• **Dataset excerpt**:
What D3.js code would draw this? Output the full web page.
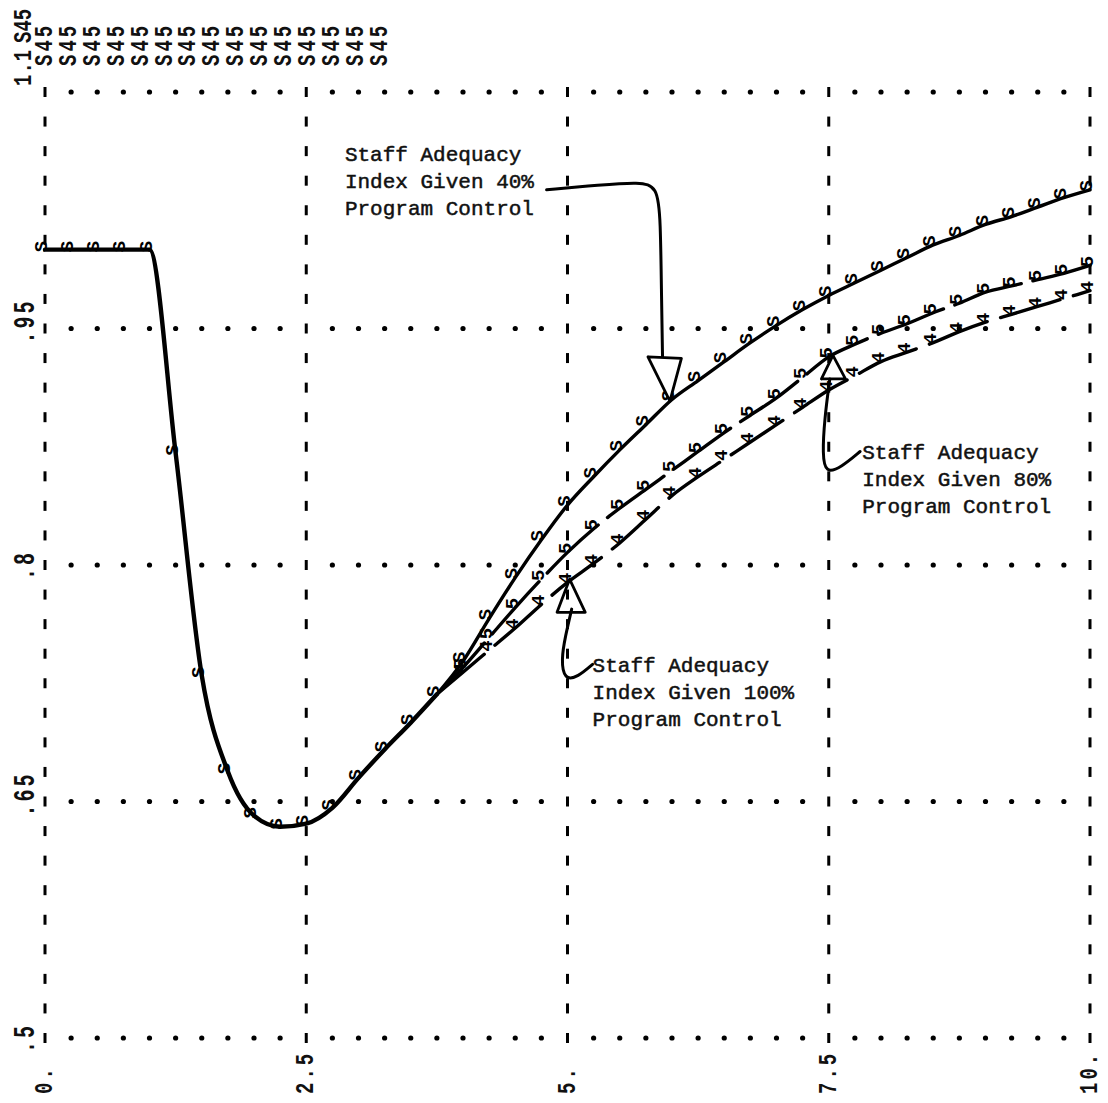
<!DOCTYPE html>
<html><head><meta charset="utf-8">
<script src="https://cdn.jsdelivr.net/npm/d3@7"></script>
<style>body{margin:0;background:#fff} svg{display:block}</style>
</head><body><div id="chart"></div>
<script>
// ---------- data ----------
const xTicks = [0, 2.5, 5, 7.5, 10];
const xTickLabels = ["0.", "2.5", "5.", "7.5", "10."];
const yTicks = [0.5, 0.65, 0.8, 0.95, 1.1];
const yTickLabels = [".5", ".65", ".8", ".95", "1.1"];
const headerFirstScale = "1.1";
const headerFirstSymbols = "S45";
const headerColumns = ["S45","S45","S45","S45","S45","S45","S45","S45","S45","S45","S45","S45","S45","S45","S45"];

// shared path of all three runs (printed every 0.25 time units)
const baseTime  = [0, 0.25, 0.5, 0.75, 1.0, 1.25, 1.5, 1.75, 2.0, 2.25, 2.5, 2.75, 3.0, 3.25, 3.5, 3.75];
const baseValue = [1.0, 1.0, 1.0, 1.0, 1.0, 0.871, 0.730, 0.669, 0.641, 0.634, 0.636, 0.646, 0.665, 0.683, 0.700, 0.718];

// Staff Adequacy Index given 40% program control (symbol S)
const s40Time  = [4.0, 4.25, 4.5, 4.75, 5.0, 5.25, 5.5, 5.75, 6.0, 6.25, 6.5, 6.75, 7.0, 7.25, 7.5, 7.75, 8.0, 8.25, 8.5, 8.75, 9.0, 9.25, 9.5, 9.75, 10.0];
const s40Value = [0.739, 0.766, 0.792, 0.816, 0.838, 0.856, 0.873, 0.889, 0.905, 0.917, 0.929, 0.941, 0.952, 0.962, 0.971, 0.979, 0.987, 0.995, 1.003, 1.009, 1.016, 1.021, 1.027, 1.033, 1.038];

// given 80% program control (symbol 5)
const s80Time  = [4.0, 4.25, 4.5, 4.75, 5.0, 5.25, 5.5, 5.75, 6.0, 6.25, 6.5, 6.75, 7.0, 7.25, 7.5, 7.75, 8.0, 8.25, 8.5, 8.75, 9.0, 9.25, 9.5, 9.75, 10.0];
const s80Value = [0.735, 0.754, 0.773, 0.791, 0.808, 0.823, 0.836, 0.848, 0.860, 0.872, 0.884, 0.895, 0.906, 0.919, 0.932, 0.940, 0.947, 0.953, 0.960, 0.966, 0.973, 0.977, 0.981, 0.985, 0.990];

// given 100% program control (symbol 4)
const s100Time  = [4.0, 4.25, 4.5, 4.75, 5.0, 5.25, 5.5, 5.75, 6.0, 6.25, 6.5, 6.75, 7.0, 7.25, 7.5, 7.75, 8.0, 8.25, 8.5, 8.75, 9.0, 9.25, 9.5, 9.75, 10.0];
const s100Value = [0.732, 0.746, 0.760, 0.775, 0.789, 0.801, 0.814, 0.829, 0.844, 0.856, 0.867, 0.878, 0.889, 0.900, 0.911, 0.920, 0.929, 0.935, 0.941, 0.948, 0.954, 0.959, 0.964, 0.969, 0.974];

const annotationLines40  = ["Staff Adequacy", "Index Given 40%", "Program Control"];
const annotationLines80  = ["Staff Adequacy", "Index Given 80%", "Program Control"];
const annotationLines100 = ["Staff Adequacy", "Index Given 100%", "Program Control"];

// ---------- drawing ----------
const W = 1108, H = 1103;
const svg = d3.select("#chart").append("svg").attr("width", W).attr("height", H);
const x = d3.scaleLinear().domain([0, 10]).range([45, 1090]);
const y = d3.scaleLinear().domain([0.5, 1.1]).range([1038, 92]);
const MONO = "'Liberation Mono', 'DejaVu Sans Mono', monospace";

const zip = (ts, vs) => ts.map((t, i) => ({t, v: vs[i]}));
const base = zip(baseTime, baseValue);
const lastBase = base[base.length - 1];
const ser40 = [lastBase, ...zip(s40Time, s40Value)];
const ser80 = [lastBase, ...zip(s80Time, s80Value)];
const ser100 = [lastBase, ...zip(s100Time, s100Value)];

// grid: dotted horizontal rows
const gridG = svg.append("g");
yTicks.forEach(v => {
  const dots = d3.range(0, 10.001, 0.25).filter(t => Math.abs(t / 2.5 - Math.round(t / 2.5)) > 1e-6);
  gridG.selectAll(null).data(dots).enter().append("circle")
    .attr("cx", t => x(t)).attr("cy", y(v)).attr("r", 2.6).attr("fill", "#000");
});
// grid: dashed vertical columns
xTicks.forEach(t => {
  const steps = d3.range(0.5, 1.1001, 0.15 / 8);
  gridG.selectAll(null).data(steps).enter().append("rect")
    .attr("x", x(t) - 1.5).attr("y", v => y(v) - 5).attr("width", 3).attr("height", 10).attr("fill", "#000");
});

// rotated printer-style text helper
const labG = svg.append("g").attr("font-family", MONO).attr("font-weight", "bold").attr("fill", "#111");
function rtext(g, str, px, py, size, spacing, stretch) {
  return g.append("text").attr("transform", `translate(${px},${py}) rotate(-90) scale(1,${stretch})`)
    .attr("font-size", size).attr("letter-spacing", spacing).text(str);
}
xTicks.forEach((t, i) => rtext(labG, xTickLabels[i], x(t) + 7, 1094, 19, 3, 1.35));
yTicks.forEach((v, i) => {
  if (v === 1.1) return;
  rtext(labG, yTickLabels[i], 34, y(v) + 15, 20, 3, 1.45);
});
// header (scale + plot symbols)
rtext(labG, headerFirstScale, 31, 86, 19, 1, 1.35);
rtext(labG, headerFirstSymbols, 31, 43, 19, 0, 1.35);
headerColumns.forEach((s, i) => rtext(labG, s, 52 + i * 23.9, 66, 19, 3, 1.35));

// curves
const line = d3.line().x(d => x(d.t)).y(d => y(d.v)).curve(d3.curveMonotoneX);
const curveG = svg.append("g").attr("fill", "none").attr("stroke", "#000").attr("stroke-linecap", "round").attr("stroke-linejoin", "round");
curveG.append("path").attr("d", line(base)).attr("stroke-width", 4.4);
curveG.append("path").attr("d", line(ser40)).attr("stroke-width", 3.4);
curveG.append("path").attr("d", line(ser80)).attr("stroke-width", 3.4).attr("stroke-dasharray", "70,12");
curveG.append("path").attr("d", line(ser100)).attr("stroke-width", 3.4).attr("stroke-dasharray", "62,14");

// plot symbols on curves
const markG = svg.append("g").attr("font-family", MONO).attr("font-size", 19).attr("font-weight", "bold").attr("fill", "#000");
function marks(data, sym, dx, dy) {
  markG.selectAll(null).data(data).enter().append("text")
    .attr("transform", d => `translate(${x(d.t) + dx},${y(d.v) + dy}) rotate(-90)`)
    .attr("text-anchor", "middle").attr("dominant-baseline", "central").text(sym);
}
marks(base, "S", -3, -3);
marks(zip(s40Time, s40Value), "S", -3, -4);
marks(zip(s80Time, s80Value), "5", -2, -4);
marks(zip(s100Time, s100Value), "4", -2, -4);

// annotations
const annG = svg.append("g").attr("font-family", MONO).attr("font-size", 21).attr("fill", "#111")
  .attr("stroke", "#111").attr("stroke-width", 0.5);
function block(lines, t, v) {
  lines.forEach((s, i) => {
    annG.append("text").attr("x", x(t)).attr("y", y(v) + i * 27).text(s);
  });
}
block(annotationLines40, 2.87, 1.056);
block(annotationLines100, 5.24, 0.732);
block(annotationLines80, 7.82, 0.867);

const arrowLine = d3.line().x(d => x(d[0])).y(d => y(d[1])).curve(d3.curveBasis);
const polyLine = d3.line().x(d => x(d[0])).y(d => y(d[1]));
const arrG = svg.append("g").attr("stroke", "#000").attr("stroke-width", 3).attr("fill", "none").attr("stroke-linecap", "round");
// 40% arrow
arrG.append("path").attr("d", arrowLine([[4.80, 1.038], [5.31, 1.041], [5.69, 1.043], [5.86, 1.040], [5.89, 1.020], [5.90, 0.968], [5.91, 0.930]]));
arrG.append("path").attr("d", polyLine([[5.77, 0.932], [6.09, 0.931], [5.98, 0.904], [5.77, 0.932]]))
  .attr("fill", "#fff").attr("stroke-width", 2.8).attr("stroke-linejoin", "round");
// 100% arrow
arrG.append("path").attr("d", arrowLine([[5.24, 0.737], [5.10, 0.729], [4.97, 0.727], [4.94, 0.740], [4.98, 0.755], [5.04, 0.772]]));
arrG.append("path").attr("d", polyLine([[4.90, 0.770], [5.17, 0.770], [5.02, 0.791], [4.90, 0.770]]))
  .attr("stroke-width", 2.8).attr("stroke-linejoin", "round");
// 80% arrow
arrG.append("path").attr("d", arrowLine([[7.80, 0.872], [7.62, 0.862], [7.47, 0.858], [7.44, 0.870], [7.46, 0.893], [7.51, 0.918]]));
arrG.append("path").attr("d", polyLine([[7.43, 0.918], [7.66, 0.918], [7.54, 0.933], [7.43, 0.918]]))
  .attr("stroke-width", 2.8).attr("stroke-linejoin", "round");
</script>
</body></html>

• **Problem requirements**: Omitting all pictures, restate exactly the lines of the material from its start through the line that contains "1.027, 1.033, 1.038];".

• **Output for this task**:
What D3.js code would draw this? Output the full web page.
<!DOCTYPE html>
<html><head><meta charset="utf-8">
<script src="https://cdn.jsdelivr.net/npm/d3@7"></script>
<style>body{margin:0;background:#fff} svg{display:block}</style>
</head><body><div id="chart"></div>
<script>
// ---------- data ----------
const xTicks = [0, 2.5, 5, 7.5, 10];
const xTickLabels = ["0.", "2.5", "5.", "7.5", "10."];
const yTicks = [0.5, 0.65, 0.8, 0.95, 1.1];
const yTickLabels = [".5", ".65", ".8", ".95", "1.1"];
const headerFirstScale = "1.1";
const headerFirstSymbols = "S45";
const headerColumns = ["S45","S45","S45","S45","S45","S45","S45","S45","S45","S45","S45","S45","S45","S45","S45"];

// shared path of all three runs (printed every 0.25 time units)
const baseTime  = [0, 0.25, 0.5, 0.75, 1.0, 1.25, 1.5, 1.75, 2.0, 2.25, 2.5, 2.75, 3.0, 3.25, 3.5, 3.75];
const baseValue = [1.0, 1.0, 1.0, 1.0, 1.0, 0.871, 0.730, 0.669, 0.641, 0.634, 0.636, 0.646, 0.665, 0.683, 0.700, 0.718];

// Staff Adequacy Index given 40% program control (symbol S)
const s40Time  = [4.0, 4.25, 4.5, 4.75, 5.0, 5.25, 5.5, 5.75, 6.0, 6.25, 6.5, 6.75, 7.0, 7.25, 7.5, 7.75, 8.0, 8.25, 8.5, 8.75, 9.0, 9.25, 9.5, 9.75, 10.0];
const s40Value = [0.739, 0.766, 0.792, 0.816, 0.838, 0.856, 0.873, 0.889, 0.905, 0.917, 0.929, 0.941, 0.952, 0.962, 0.971, 0.979, 0.987, 0.995, 1.003, 1.009, 1.016, 1.021, 1.027, 1.033, 1.038];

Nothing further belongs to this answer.